Europeans guilty of mistakes
This may be an explanation, but it is not a justification. The London killers are criminals, as were the Madrid killers or the murderer of Theo van Gogh. But Europeans -- Germans among them -- should not fall back on a hysterical reaction to an assumed threat from "Islam." They should rather exercise a little introspection and ask themselves where they might have made mistakes.
And mistakes have been made, not just through lax controls at the borders, but also though inconsiderate treatment of the increasingly large, but originally neglected Muslim minorities in our countries.
One such mistake has been the lack of consideration which has been given to the issue of how important religion and religious tradition are for Muslims. It was always much easier to say, "Let them integrate if they want to live here." And that meant that religious practice was forced into back rooms, where dubious Koran schools provided a dangerous religious education.

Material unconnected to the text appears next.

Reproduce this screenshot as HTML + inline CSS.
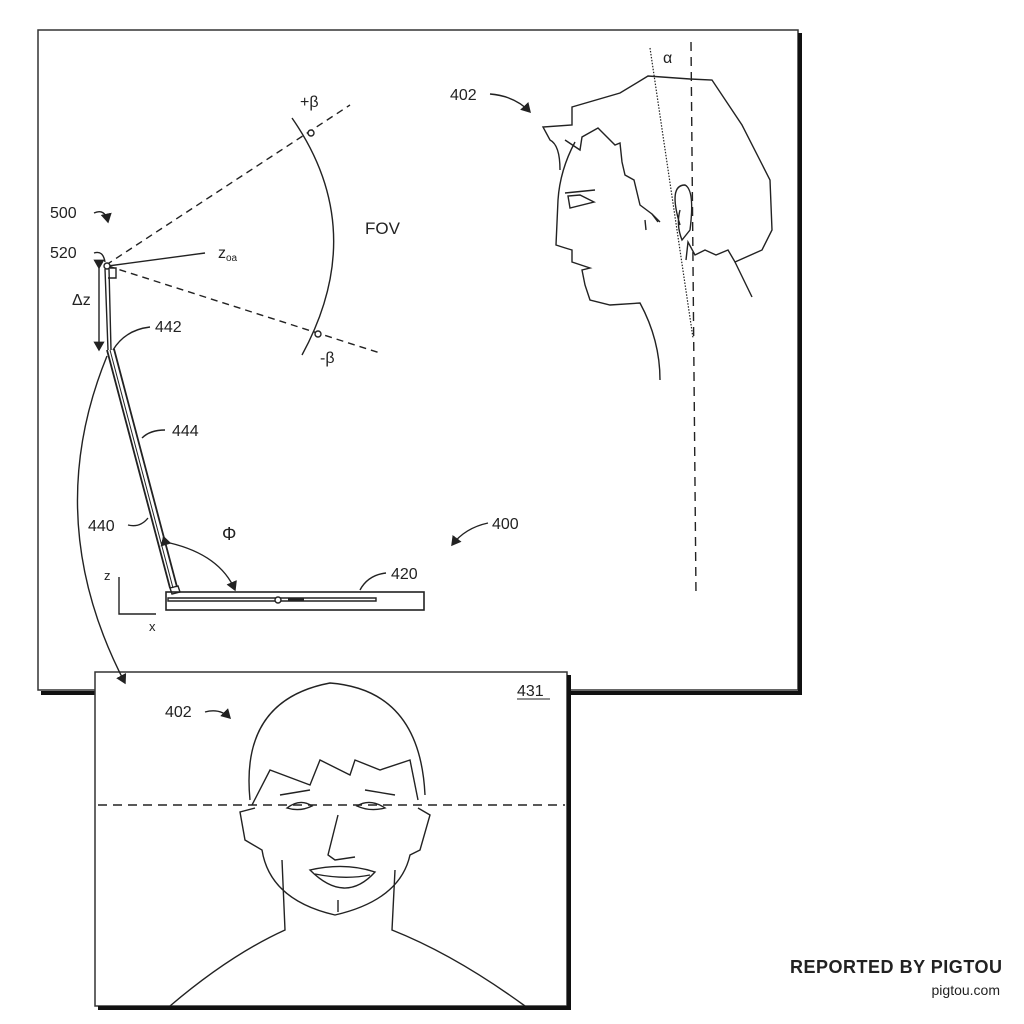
<!DOCTYPE html>
<html><head><meta charset="utf-8"><style>
html,body{margin:0;padding:0;background:#fff;}
svg{display:block}
text{font-family:"Liberation Sans",sans-serif;fill:#222}
</style></head><body>
<svg width="1024" height="1024" viewBox="0 0 1024 1024" xmlns="http://www.w3.org/2000/svg">
<defs>
<marker id="ah" markerWidth="8" markerHeight="8" refX="6" refY="4" orient="auto"><path d="M0,0 L7,4 L0,8 Z" fill="#222"/></marker>
</defs>
<g fill="none" stroke="#222" stroke-width="1.4">
<rect x="38" y="30" width="760" height="660" stroke="#333" stroke-width="1.5"/>
<path d="M800 33 V693 H41" stroke="#111" stroke-width="4"/>
<rect x="95" y="672" width="472" height="334" fill="#fff" stroke="#333" stroke-width="1.5"/>
<path d="M569 675 V1008 H98" stroke="#111" stroke-width="4"/>

<path d="M106 265 L350 105" stroke-dasharray="7,5"/>
<path d="M108 266 L380 353" stroke-dasharray="7,5"/>
<path d="M108 266 L205 253"/>
<path d="M292 118 Q370 230 302 355"/>
<circle cx="311" cy="133" r="3" fill="#fff"/>
<circle cx="318" cy="334" r="3" fill="#fff"/>
<path d="M108 268 h8 v10 h-8"/>
<circle cx="107" cy="266" r="3" fill="#fff"/>
<path d="M105 269 L108 350 M109 269 L111 350"/>
<path d="M99 268 V350" marker-start="url(#ah)" marker-end="url(#ah)"/>
<path d="M107 350 L170 588 M114 349 L177 587" stroke-width="1.8"/>
<path d="M110 350 L173 588" stroke-width="1"/>
<path d="M170 588 L178 586 L180 592 L172 594 Z"/>
<rect x="166" y="592" width="258" height="18" stroke-width="1.6"/>
<path d="M168 598 H376 V601 H168 Z"/>
<circle cx="278" cy="600" r="3" fill="#fff"/>
<path d="M288 600 H304" stroke-width="3"/>
<path d="M170 543 Q220 555 235 590" marker-start="url(#ah)" marker-end="url(#ah)"/>
<path d="M119 577 V614 H156"/>
<path d="M107 356 Q40 520 125 683" marker-end="url(#ah)"/>
<path d="M94 213 Q105 208 108 222" marker-end="url(#ah)"/>
<path d="M94 253 Q103 250 105 262"/>
<path d="M113 350 Q125 330 150 327"/>
<path d="M142 438 Q150 430 165 430"/>
<path d="M128 525 Q140 528 148 518"/>
<path d="M360 590 Q368 575 386 573"/>
<path d="M488 523 Q465 528 452 545" marker-end="url(#ah)"/>
<path d="M490 94 Q515 96 530 112" marker-end="url(#ah)"/>
<path d="M205 712 Q220 708 230 718" marker-end="url(#ah)"/>

<path d="M650 48 L693 338" stroke-dasharray="1.5,1.5" stroke-width="1.2"/>
<path d="M691 42 L696 595" stroke-dasharray="9,6"/>
<path d="M560 170 Q560 145 550 140 L543 127 L572 125 L572 107 L620 93 L648 76 L690 79 L712 80 L742 125 L770 180 L772 230 L762 250 L735 262 L728 250 L716 255 L705 250 L695 255 L688 242 L686 260"/>
<path d="M735 262 L752 297"/>
<path d="M565 140 L580 150 L582 137 L598 128 L615 145 L620 143 L622 162 L625 175 L634 180 L640 205 L652 214 L660 222"/>
<path d="M575 142 Q560 170 558 200 L556 245 Q565 248 572 250 L572 262 L590 268 L582 270 L585 285 L590 300 L610 305 L640 303 Q660 340 660 380"/>
<path d="M565 193 L595 190 M568 196 L570 208 L594 202 L580 195 Z"/>
<path d="M680 225 Q668 185 685 185 Q695 190 690 230 L682 240 Q676 225 680 210"/>
<path d="M645 220 L646 230 M652 214 L658 222"/>

<path d="M250 800 Q240 700 330 683 Q420 690 425 795"/>
<path d="M252 805 L270 770 L310 785 L320 760 L350 775 L355 760 L380 770 L410 760 L418 800"/>
<path d="M255 808 L240 812 L245 840 L262 850 Q270 900 335 915 Q400 900 410 855 L420 850 L430 815 L418 808"/>
<path d="M282 860 L285 930 Q230 955 170 1006"/>
<path d="M395 870 L392 930 Q455 955 525 1006"/>
<path d="M280 795 L310 790 M365 790 L395 795"/>
<path d="M287 808 Q300 798 312 806 Q300 812 287 808 Z"/>
<path d="M357 806 Q370 798 385 808 Q370 812 357 806 Z"/>
<path d="M338 815 L328 855 L335 860 L355 857"/>
<path d="M310 870 Q345 862 375 872 Q345 905 310 870 Z"/>
<path d="M315 874 Q345 880 370 875"/>
<path d="M338 900 V912"/>
<path d="M98 805 H565" stroke-dasharray="9,6"/>
<path d="M517 699 H550" stroke-width="1"/>
</g>
<g font-size="16">
<text x="50" y="218">500</text>
<text x="50" y="258">520</text>
<text x="218" y="258">z<tspan font-size="10" dy="3">oa</tspan></text>
<text x="72" y="305" font-size="16">Δz</text>
<text x="155" y="332">442</text>
<text x="172" y="436">444</text>
<text x="88" y="531">440</text>
<text x="391" y="579">420</text>
<text x="492" y="529">400</text>
<text x="222" y="540" font-size="18" font-family="Liberation Serif,serif">Φ</text>
<text x="300" y="107" font-family="Liberation Serif,serif">+β</text>
<text x="320" y="363" font-family="Liberation Serif,serif">-β</text>
<text x="365" y="234" font-size="17">FOV</text>
<text x="450" y="100">402</text>
<text x="663" y="63" font-family="Liberation Serif,serif">α</text>
<text x="104" y="580" font-size="13">z</text>
<text x="149" y="631" font-size="13">x</text>
<text x="165" y="717">402</text>
<text x="517" y="696">431</text>
</g>
<text x="790" y="973" font-size="18" font-weight="bold" fill="#333" textLength="212">REPORTED BY PIGTOU</text>
<text x="1000" y="995" font-size="14" text-anchor="end" fill="#666">pigtou.com</text>
</svg>
</body></html>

Cultural failures lead to underground instruction
The alleged murderer of Theo van Gogh is the product of such a school. Elsewhere in Europe, similar radicals could currently be undergoing a similar education and training, with religious indoctrination and social isolation and discrimination possibly leading them to terrorism.
It will never be possible to prevent such radicalization completely, but the risk can be reduced if every minority, including Muslims, has the feeling that it "belongs." That helps the minority, but it also helps society as a whole.